The Comprehensive and Progressive Agreement for Trans-Pacific Partnership (CPTPP), effective since December 30, may push Vietnam to reform its economic institutions and improve the business climate to optimise opportunities. CPTPP will offer Vietnam better access to the nine large Asia-Pacific markets, thus helping diversification of markets, experts feel.
As more than 90 per cent of import tariffs in CPTPP member markets have been lifted immediately after the deal took effect, it has opened up opportunities for Vietnamese goods to enter new markets, according to a Vietnamese newspaper report.

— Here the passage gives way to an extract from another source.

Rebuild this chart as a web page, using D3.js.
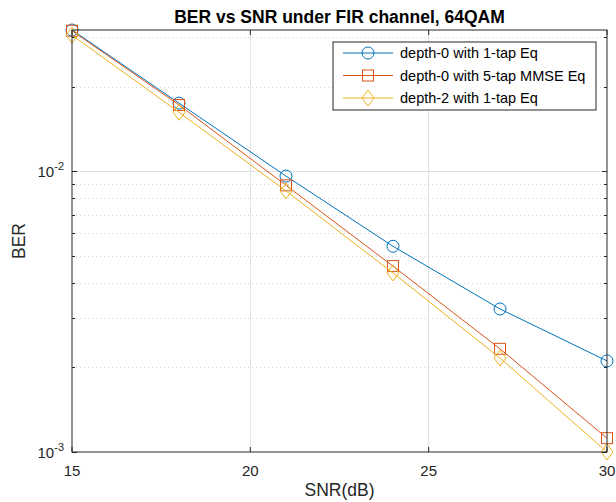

When tariffs are cut, Vietnam can increase the export of its key products such as textile-garment and footwear without competition from other countries, said Ngo Tuan Anh, economist at the National Economics University.
Garment-textile generated the biggest export earnings of more than $3.1 billion in 2017 for Vietnam with CPTPP member economies.
However, chairman of the Vietnam Chamber of Commerce and Industry (VCCI) Vu Tien Loc said several free trade agreements (FTAs) have brought only modest benefits for the country.
Vietnam needs to revise many regulations on trade, customs, labour and intellectual property to properly enforce the CPTPP and exploit its benefits, said Ngo Chung Khanh, deputy director of the multilateral trade policy department under the ministry of industry and trade.
The CPTPP was signed by 11 member states, namely Australia, Brunei, Canada, Chile, Japan, Malaysia, Mexico, New Zealand, Peru, Singapore, and Vietnam in March 2018.